Yes, potentially a depressing discussion, but the overall conversation was not negative at all. Rather, the teachers seemed to have rather a strong resolve. You could easily tell that they certainly took the whole thing seriously even if so many did not. The general tone of the conversation was actually more of a ‘keep strong’ session. Once the negative stories were out the thoughts turned instead to the many success stories and how they should be held up as models; examples of how it goes when it goes well.
But the negativity is there. You see it everywhere: at home, at work and often even in the media. It often comes out in forms like these: French is so boring. It’s for girls and besides girls are better at languages. What do I need it for? My ___ didn’t speak it so I don’t see why I should. Look at ___ (s)he doesn’t speak a word of French and look how successful (s)he is. You only need French if you want to work for the Feds and I have no intention of doing that. Besides English is the universal language, right. Everyone needs to speak English, and I do–perfectly.
Beneath it all there is a smug self-confidence. “I don’t need that garbage,” is the underlying thought, “I’m just fine without it.”
Two things: Thing One—all of the italicized statements in the paragraphs above are falsifiable. Thing Two: that self-confidence is not warranted. It’s of same stupid clueless origin as, “Trust me, the ice is thick enough,” and “Don’t worry about me, I can handle my liquor. I’m actually a better driver when I have had a few.”
That’s the thing. It’s not about gaining a few extra points on a job screening. While that is no doubt important, everyone knows that there are many other ways of getting brownie points, many of which are much easier to do that actually buckling down to task of learning a second language. Anyone can honestly increase their job prospects in ways they find personally meaningful. They could, for instance: train more and harder to hone existing skills, gain totally new skills, take on more responsibilities, volunteer, network to meet more people, on and on. Language is one way but not the only one. It’s certainly not, by itself, a convincing argument for why we should spend hundreds of hours pursuing a difficult goal!
That’s not to knock language learning as something valuable in the world of work. Of course it is important. After all, look at this quote, which actually appears around 600,000 times on the Internet, as least based on a Google search it does.
“A man who knows four languages is worth four men.” – Charles V (possibly)
Who can argue with a person, often referred to as “the wise.” More interestingly, he also reputed to have said, “I speak Spanish to God, Italian to women, French to men and German to my horse.” ☺
All kidding aside, though, there is so very much more to learning a second language than just padding the resume for a job that you may or may not actually want at some point in the undetermined future. Perhaps this is what Charles V said in his second quote (if he did, indeed say it. Nicholas the great is also reputed to have said it. Maybe neither did—it’s a great quote anyway!)

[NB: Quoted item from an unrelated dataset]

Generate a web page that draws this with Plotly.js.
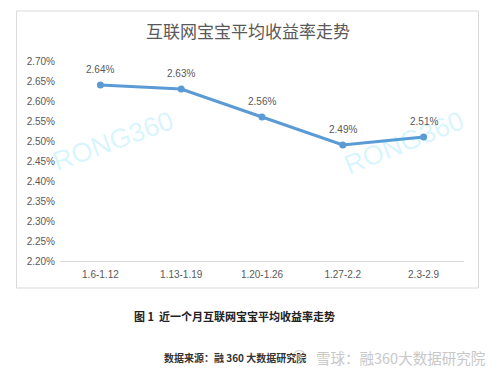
<!DOCTYPE html>
<html>
<head>
<meta charset="utf-8">
<script src="https://cdn.plot.ly/plotly-3.0.1.min.js"></script>
<style>html,body{margin:0;padding:0;background:#fff;}#chart{width:500px;height:375px;}</style>
</head>
<body>
<div id="chart"></div>
<script>
var categories = ["1.6-1.12", "1.13-1.19", "1.20-1.26", "1.27-2.2", "2.3-2.9"];
var yieldValues = [2.64, 2.63, 2.56, 2.49, 2.51];
var valueLabels = ["2.64%", "2.63%", "2.56%", "2.49%", "2.51%"];
var chartTitle = "互联网宝宝平均收益率走势";
var captionText = "图 1  近一个月互联网宝宝平均收益率走势";
var sourceText = "数据来源：融 360 大数据研究院";
var bottomMark = "雪球：融360大数据研究院";
var watermark = "RONG360";

var W = 500, H = 375, L = 59.5, R = 464.5, T = 61, B = 261;
function px(x){ return (x - L) / (R - L); }
function py(y){ return (B - y) / (B - T); }

var trace = {
  x: categories,
  y: yieldValues,
  type: "scatter",
  mode: "lines+markers",
  line: {color: "#5b9bd5", width: 3},
  marker: {color: "#5b9bd5", size: 7},
  cliponaxis: false,
  hoverinfo: "skip"
};

var cjk = "Noto Sans CJK SC, sans-serif";
var lat = "Liberation Sans, Arial, sans-serif";

function note(text, x, y, font, extra){
  var a = {text: text, xref: "paper", yref: "paper", x: x, y: y, xanchor: "center", yanchor: "middle",
           showarrow: false, font: font, borderpad: 0};
  if (extra) for (var k in extra) a[k] = extra[k];
  return a;
}

var annotations = [
  note(watermark, px(113), py(141), {family: lat, size: 27, color: "rgba(0,195,245,0.17)"}, {textangle: -20}),
  note(watermark, px(404), py(143), {family: lat, size: 27, color: "rgba(0,195,245,0.17)"}, {textangle: -22}),
  note("<b>" + captionText + "</b>", px(234), py(316), {family: cjk, size: 11, color: "#222222"}),
  note("<b>" + sourceText + "</b>", px(235), py(357), {family: cjk, size: 10, color: "#333333"}),
  note(bottomMark, px(401), py(357), {family: cjk, size: 14.5, color: "#c8c8c8"}),
  note("雪", px(299.5), py(357), {family: cjk, size: 7, color: "#c0c0c0"})
];
for (var i = 0; i < categories.length; i++) {
  annotations.push({
    text: valueLabels[i], xref: "x", yref: "y", x: categories[i], y: yieldValues[i],
    xanchor: "center", yanchor: "middle", yshift: 16, showarrow: false,
    font: {family: lat, size: 10, color: "#595959"}
  });
}

var layout = {
  width: W, height: H,
  margin: {l: L, r: W - R, t: T, b: H - B, pad: 0},
  paper_bgcolor: "#ffffff",
  plot_bgcolor: "#ffffff",
  showlegend: false,
  title: {text: chartTitle, font: {family: cjk, size: 17, color: "#595959"}, x: 0.496, xanchor: "center", y: 1 - 32/H, yanchor: "middle"},
  xaxis: {
    type: "category",
    range: [-0.5, 4.5],
    showgrid: false, zeroline: false,
    showline: true, linecolor: "#d9d9d9", linewidth: 1,
    ticks: "", ticklabelstandoff: 4,
    tickfont: {family: lat, size: 10, color: "#595959"},
    fixedrange: true
  },
  yaxis: {
    range: [2.2, 2.7],
    dtick: 0.05, tick0: 2.2,
    tickformat: ".2f", ticksuffix: "%",
    showgrid: false, zeroline: false, showline: false,
    ticks: "", ticklabelstandoff: 4,
    tickfont: {family: lat, size: 10, color: "#595959"},
    fixedrange: true
  },
  shapes: [
    {type: "rect", xref: "paper", yref: "paper", x0: px(16), x1: px(479), y0: py(288), y1: py(11),
     line: {color: "#d9d9d9", width: 1}, fillcolor: "rgba(0,0,0,0)", layer: "below"},
    {type: "circle", xref: "paper", yref: "paper", x0: px(293), x1: px(306), y0: py(363.5), y1: py(350.5),
     line: {color: "#c8c8c8", width: 1}, fillcolor: "rgba(0,0,0,0)"}
  ],
  annotations: annotations
};

Plotly.newPlot("chart", [trace], layout, {staticPlot: true, displayModeBar: false});
</script>
</body>
</html>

Here it is: our language is part of our window to the world. It’s the sieve through which our sensory information is run. The way we experience the world is actually guided by our language. Another language, therefore, offers the possibility of a whole new way to experience the world; a new way to interpret what we experience; alternatives to the way in which we communicate.
It’s such a pity, then, that second-language learning seems to be getting such a bad rap. Yes, of course it’s true that governments, both provincial and federal, offer many programs and opportunities to all. These, however, are undermined by individual and group efforts on so many levels:
- Parents who openly speak so negatively to their children about the value of second-language learning: “I never used my French and I’m just fine. I can’t see it being much good to you.” Well how do you really know this when clearly you never gave it much of a chance. As good as you may be, perhaps you could have been better. Besides, the world our students will live in is not the same as the one we currently inhabit.

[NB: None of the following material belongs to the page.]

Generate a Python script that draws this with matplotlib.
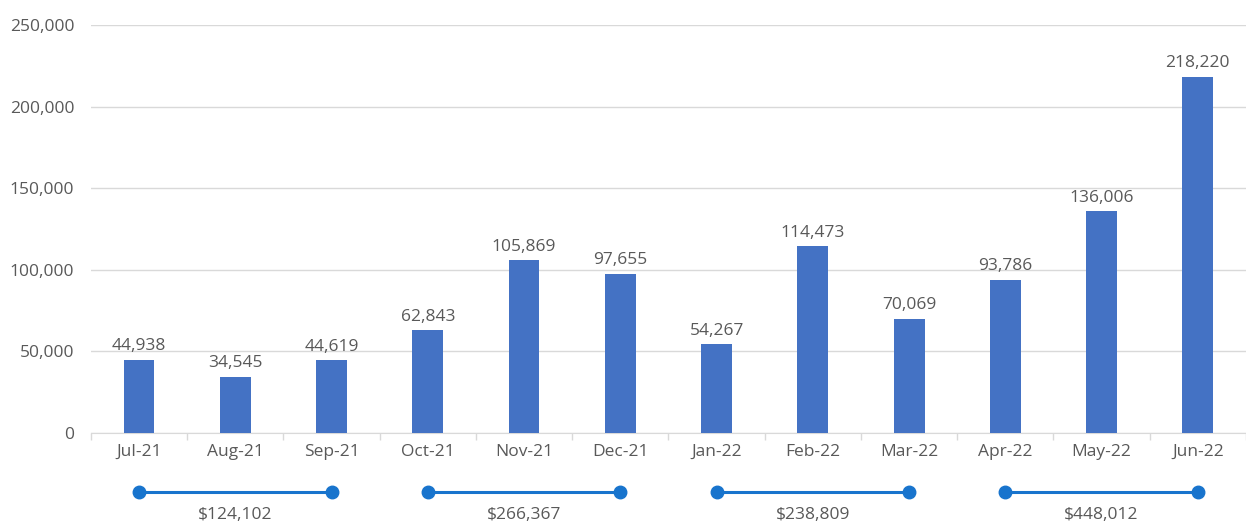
import matplotlib
matplotlib.use("Agg")
import matplotlib.pyplot as plt
import matplotlib.transforms as mtransforms
from matplotlib.ticker import FuncFormatter, FixedLocator

months = ["Jul-21", "Aug-21", "Sep-21", "Oct-21", "Nov-21", "Dec-21",
          "Jan-22", "Feb-22", "Mar-22", "Apr-22", "May-22", "Jun-22"]
values = [44938, 34545, 44619, 62843, 105869, 97655,
          54267, 114473, 70069, 93786, 136006, 218220]
quarter_labels = ["$124,102", "$266,367", "$238,809", "$448,012"]

BAR = "#4472C4"
DOT = "#1874CD"
GREY = "#595959"
GRID = "#D9D9D9"
FS = 12.5

plt.rcParams["font.family"] = ["Open Sans", "DejaVu Sans"]

fig = plt.figure(figsize=(12.46, 5.22), dpi=100)
ax = fig.add_axes([0.073, 0.1705, 0.927, 0.7815])

x = list(range(len(months)))
ax.bar(x, values, width=0.32, color=BAR, zorder=3)
for xi, v in zip(x, values):
    ax.annotate(f"{v:,}", (xi, v), xytext=(0, 4), textcoords="offset points",
                ha="center", va="bottom", fontsize=FS, color=GREY)

ax.set_xlim(-0.5, 11.5)
ax.set_ylim(0, 250000)
ax.set_yticks(range(0, 250001, 50000))
ax.yaxis.set_major_formatter(FuncFormatter(lambda v, p: f"{int(v):,}"))
ax.grid(axis="y", color=GRID, linewidth=1, zorder=0)
ax.set_xticks(x)
ax.set_xticklabels(months)
ax.xaxis.set_minor_locator(FixedLocator([i - 0.5 for i in range(13)]))
ax.tick_params(axis="x", which="major", length=0, pad=8, labelsize=FS, labelcolor=GREY)
ax.tick_params(axis="x", which="minor", length=5, color=GRID, width=1)
ax.tick_params(axis="y", length=0, pad=12, labelsize=FS, labelcolor=GREY)
for s in ["top", "right", "left"]:
    ax.spines[s].set_visible(False)
ax.spines["bottom"].set_color(GRID)

# quarter dumbbells below the axis
trans = mtransforms.blended_transform_factory(ax.transData, ax.transAxes)
for q, lab in enumerate(quarter_labels):
    a, b = 3 * q, 3 * q + 2
    ax.plot([a, b], [-0.145, -0.145], color=DOT, linewidth=2.2, marker="o",
            markersize=9, transform=trans, clip_on=False)
    ax.text((a + b) / 2, -0.2, lab, transform=trans, ha="center", va="center",
            fontsize=FS, color=GREY)

fig.savefig("out.png", dpi=100)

- Bosses and co-workers who fail to encourage bilingualism. “What do we need that for? We’re doing just fine.” Perhaps, but you are just letting go of a huge global market.
- Leaders who fail to promote second-language learning. “That’s great but we have other priorities.” What’s the point of training workers and building an economy if they have diminished markets to tap into, and are bound to lead less fulfilling lives as a direct and indirect result.
- Citizens who often treat those speaking a different language as somehow, ‘other’: “That crowd in Quebec are so hard to get along with. When we defeated them on the plains of Abraham we should have made them all speak English from that point forward, then we wouldn’t have this mess” Oh my, where do you even start with that one. Yes, why don’t we just make sure we wall ourselves off from all the non-English-speaking people in the world while we’re at it. <<sarcasm>> Have you ever been to Quebec? It’s not called “La Belle Province” for nothing! That sentiment applies to the people too.
So there it is and was. Following the Canadian Centennial and right through the Trudeau years we built a collective understanding that ours was not only a bilingual nation but, increasingly, also one that celebrated multiple cultures and languages. Our eyes were turned to the future and outward to the whole world. Increasingly, though, those eyes have started to turn back inward. We have grown comfortable in our mostly English-speaking communities and have lost sight of the simple fact that these times are just a blip. This, too will pass. For the moment, English-only communities can survive economically. For a time, people can get by–kind of. That won’t always be the case. Ours is a time where change is the only constant. Demographics, the economy, values—everything is changing. Simply accepting that knowledge of one and only one language will be sufficient is an act of trust in the future that is just not warranted.
Besides, who wants to have one soul when you can have many?
Last summer my youngest son spent 5 weeks in attendance at St. Charles Garnier Institute in Quebec City. From July to early August there he was, 17 years old and temporarily located 1500 km from home in the heart of French-speaking Canada. Five weeks studying French and experiencing everything that breathtakingly beautiful city has to offer. What an amazing time he had! Each time he called or messaged home he spoke at length—in French, of course ☺—about the wonderful things he had just done, seen and heard. When he arrived home after the experience he was clearly a better person; he had grown in more ways than can be expressed: more mature, responsible, perceptive and, yes, his French was better too.